Children in highly developed countries suffer abuse and neglect much more often than is reported by official child-protective agencies, according to the findings of the first in a comprehensive series of reports on child maltreatment, published Dec. 2 in the British medical journal The Lancet.
Based on a review of research conducted on child abuse between 2000 and June of this year, researchers estimate that 4% to 16% of children are physically abused each year in high-income nations, including the United States, United Kingdom, Australia and Canada. As many as 15% are neglected, and up to 10% of girls and 5% of boys suffer severe sexual abuse; many more are victims of other sexual injury. Yet researchers say that as few as 1 in 10 of those instances of abuse are actually confirmed by social-service agencies and that measuring the exact scope of the problem is nearly impossible.
The issue lies in the delicate nature of the crimes and the consequences of intervention. Many cases of abuse are rife with potential for long-term harm of the child, whether or not the assault is reported. The decision to report is rarely clear-cut, says Theresa Costello, director of the National Resource Center for Child Protective Services, who was not involved with the new research. “Professionals want to advocate for their clients, but they also know the reality of the public child-welfare system,” she says. “There is a natural professional dilemma when you see a kid and you think, ‘I should make a report,’ but you’re not sure you want to subject that child to the system.”
Indeed, the second study in the Lancet analysis, citing previous research, reveals that physicians reported only 6% of children’s injury cases to protective services, even though they suspected the injury was a result of abuse 10% of the time. Further, researchers say that many more cases of maltreatment particularly of sexual abuse are never even suspected, and the victimized children never come forward to report the assaults.

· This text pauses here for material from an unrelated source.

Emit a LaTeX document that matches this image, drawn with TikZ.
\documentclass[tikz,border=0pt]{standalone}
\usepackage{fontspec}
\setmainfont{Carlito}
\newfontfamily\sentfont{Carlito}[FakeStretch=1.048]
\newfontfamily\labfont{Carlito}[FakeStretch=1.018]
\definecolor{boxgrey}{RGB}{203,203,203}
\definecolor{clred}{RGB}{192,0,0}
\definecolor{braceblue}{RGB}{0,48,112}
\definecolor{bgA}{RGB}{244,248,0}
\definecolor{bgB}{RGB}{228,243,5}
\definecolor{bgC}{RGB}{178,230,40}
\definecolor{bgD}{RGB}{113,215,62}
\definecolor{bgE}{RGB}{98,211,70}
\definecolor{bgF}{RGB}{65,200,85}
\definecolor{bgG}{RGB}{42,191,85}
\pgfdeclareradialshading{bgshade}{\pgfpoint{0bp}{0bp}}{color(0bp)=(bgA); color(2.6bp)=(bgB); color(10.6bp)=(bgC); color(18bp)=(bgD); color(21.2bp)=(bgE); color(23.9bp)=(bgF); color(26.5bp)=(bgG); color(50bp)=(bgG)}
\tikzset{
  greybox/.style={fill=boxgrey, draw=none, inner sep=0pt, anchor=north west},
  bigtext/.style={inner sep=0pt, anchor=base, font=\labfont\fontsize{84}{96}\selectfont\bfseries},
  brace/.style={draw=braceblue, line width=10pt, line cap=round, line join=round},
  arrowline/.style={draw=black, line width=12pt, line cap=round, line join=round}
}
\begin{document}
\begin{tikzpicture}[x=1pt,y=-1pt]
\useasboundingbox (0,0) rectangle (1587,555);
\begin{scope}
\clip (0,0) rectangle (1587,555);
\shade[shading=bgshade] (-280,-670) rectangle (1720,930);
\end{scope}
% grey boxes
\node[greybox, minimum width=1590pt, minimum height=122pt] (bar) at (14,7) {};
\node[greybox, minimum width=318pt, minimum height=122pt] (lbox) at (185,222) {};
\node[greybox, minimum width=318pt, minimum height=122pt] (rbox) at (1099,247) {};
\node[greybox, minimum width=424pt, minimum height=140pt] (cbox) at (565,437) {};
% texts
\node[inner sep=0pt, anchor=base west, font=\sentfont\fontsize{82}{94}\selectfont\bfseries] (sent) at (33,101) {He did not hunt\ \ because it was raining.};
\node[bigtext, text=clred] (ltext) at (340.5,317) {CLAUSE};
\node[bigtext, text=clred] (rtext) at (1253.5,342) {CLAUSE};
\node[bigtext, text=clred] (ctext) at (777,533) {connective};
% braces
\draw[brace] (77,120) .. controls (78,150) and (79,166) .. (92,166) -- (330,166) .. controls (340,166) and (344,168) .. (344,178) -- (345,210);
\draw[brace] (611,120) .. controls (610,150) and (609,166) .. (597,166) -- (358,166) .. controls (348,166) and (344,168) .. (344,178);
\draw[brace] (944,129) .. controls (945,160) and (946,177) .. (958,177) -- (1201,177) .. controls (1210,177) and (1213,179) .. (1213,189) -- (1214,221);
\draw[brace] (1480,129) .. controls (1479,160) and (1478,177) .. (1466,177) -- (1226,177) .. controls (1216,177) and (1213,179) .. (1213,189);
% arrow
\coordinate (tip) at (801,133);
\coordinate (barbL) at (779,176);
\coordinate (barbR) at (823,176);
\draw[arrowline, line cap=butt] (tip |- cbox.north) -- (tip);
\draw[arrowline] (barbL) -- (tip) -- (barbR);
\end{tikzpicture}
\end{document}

“The official statistics agencies produce are conservative estimates of probably the lowest level of child maltreatment,” says Dr. Cathy Spatz Widom, a psychology professor at John Jay College of Criminal Justice, who specializes in the long-term effects of child abuse and is a lead author on one of the Lancet studies.
Those numbers, researchers say, may now be on the rise. Historically, economic hardship has often corresponded with increases in child abuse, says Dr. Carole Jenny, a professor of pediatrics at Brown University and an expert in identifying and treating victims of child abuse, who authored a commentary in The Lancet. In the past six months, Jenny says she has seen increases in rates of maltreatment and heard similar reports from her colleagues. “I imagine that as the economy worsens, [child-abuse specialists are] only going to be more and more busy,” she says, adding that the recession will likely mean less funding for already strained social services. “As the pressures on families are increasing markedly, the amount of help available goes down,” she says.

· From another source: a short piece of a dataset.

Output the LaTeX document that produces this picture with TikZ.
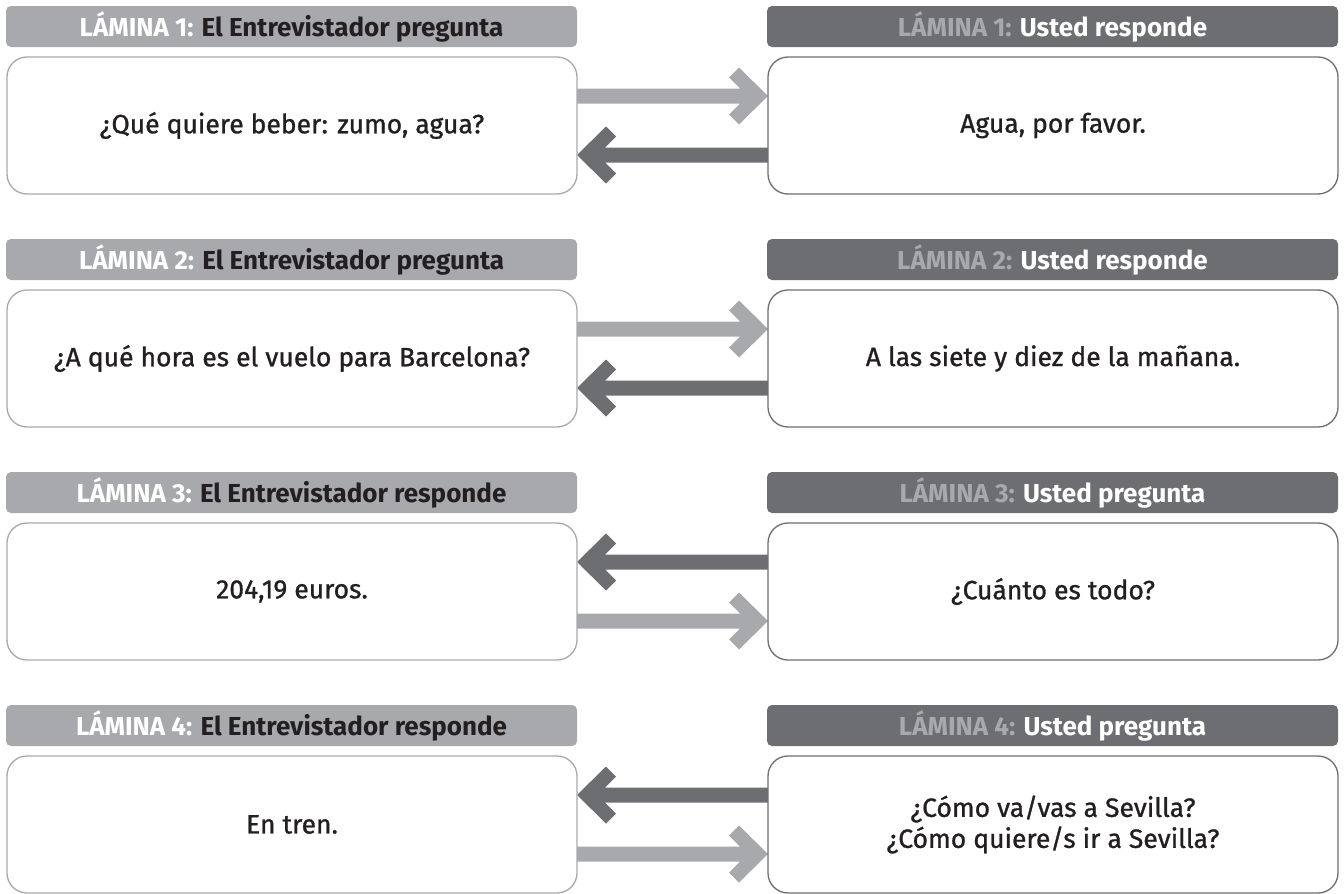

The new research underscores the fact that the most common type of child abuse in developed countries simple neglect is often the least publicized. The Lancet analysis finds that neglect is the No. 1 category of maltreatment reported by child-protective services. “We have paid much more attention to physical and sexual abuse. We have called people’s attention to it. Even though neglect is the largest portion of cases, it’s under everybody’s radar,” Widom says. “And yet we know that neglected children are at as high a risk as physically abused kids for becoming violent offenders, for example, or having low reading ability.”
Widom points to years of past research linking early childhood abuse to an increased possibility of long-term behavioral and psychological problems, ranging from low educational achievement to criminal behavior, risky sexual practices and even increased chance of obesity. “Child maltreatment has long-lasting effects across multiple domains of functioning. It’s not just in childhood. It lasts into adulthood, and we are not really thinking about these long-term consequences, and we’re not planning for them,” she says.

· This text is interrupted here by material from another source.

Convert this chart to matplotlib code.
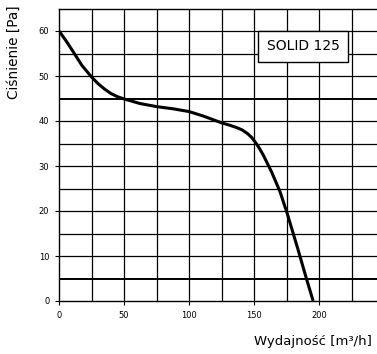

Yet there is no completely objective test for the presence of abuse. Identifying victimized children is often a subjective process, and caregivers may be wary of levying false accusations. Self-reports of abuse are frequently flawed and inaccurate as well, says Widom; they often produce the largest estimates of abuse incidence, but their definitions of maltreatment are overly broad. Even when children of abuse are correctly identified, not all caregivers know how to ensure their proper treatment. “There’s no gold standard,” Widom says.
There is an effort afoot to rectify that problem. Brown University’s Jenny is one of roughly 250 pediatricians across the U.S. whose specialty is the identification and prevention of child abuse, and the field is gaining momentum and standardization. By 2012, a three-year postresidency fellowship will be required of all new pediatricians who wish to specialize in child abuse. And the National Association of Children’s Hospitals has advocated requiring all children’s medical institutions to have a child-abuse specialist on staff.
The ultimate goal is to prevent abuse in the first place, says Widom, and to protect the well-being of children who have been victimized. “It would be wrong to assume that all maltreated children are going to turn out to have all of these problems,” she says.